For each of his works, Bob Verschueren ensures that the site’s architecture, nature, and the selected materials are in perfect harmony. Removed from their natural settings, most of the components gathered are bound to decay. Hence, he persistently questions the unbreakable link between life and death. He also explores other areas, including sound (Catalogue de plantes, begun in 1995), engraving (Phytogravures, begun in 1999), photography and frottage. For him, a piece of wasteland, a forest or an exhibition venue all become areas for experimentation.
Several of his most recent works are perennial. For example, in Brussels, at the Erasmus House and the Jardin des Visitandines, two installations have been designed as calls to meditation within the city walls. Invited more than once by France’s Annecy Paysages art festival, Bob Verschueren has created several pieces for the event, three of which are on show all year round and bear witness to recent developments in his work. Composed of 10 trees assembled two by two and planted in the earth with their roots in the air, La Haie d’honneur straddles a path in the city’s Jardins de l’Europe.
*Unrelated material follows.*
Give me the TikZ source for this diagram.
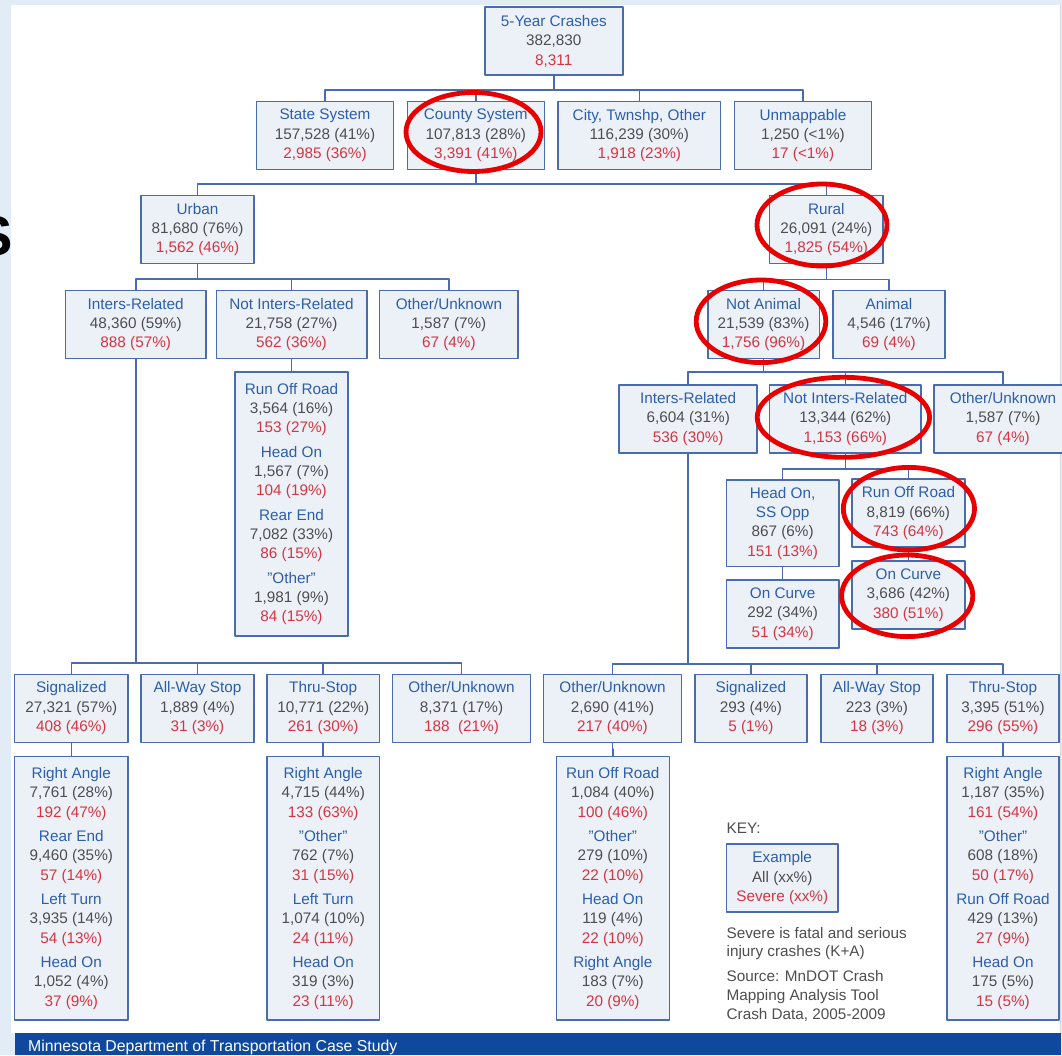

The work is a tribute to dead trees as well as an encouragement to city dwellers to celebrate nature. L’Arbre pourfendu, on the other hand, alludes to the depth of the philosophical tales by Italo Calvino (Le Vicomte pourfendu), an author dear to Bob Verschueren’s heart. A bare trunk is speared by a flimsy young tree. Is this a renewed quarrel between ancient and modern? To the surrealism of the scene, the artist adds the epic tale of mythological battles in which trees, like human beings, measure themselves against each other. The third, Implantations, is an extraordinary piece of architecture, a kind of treetop village for birds: a tree whose branches support miniature houses huddled against one another. The artist treats birds like a human community and provides them with a magical utopian city.
Bob Verschueren is a member of the Royal Academy of Belgium, in the Fine Arts division.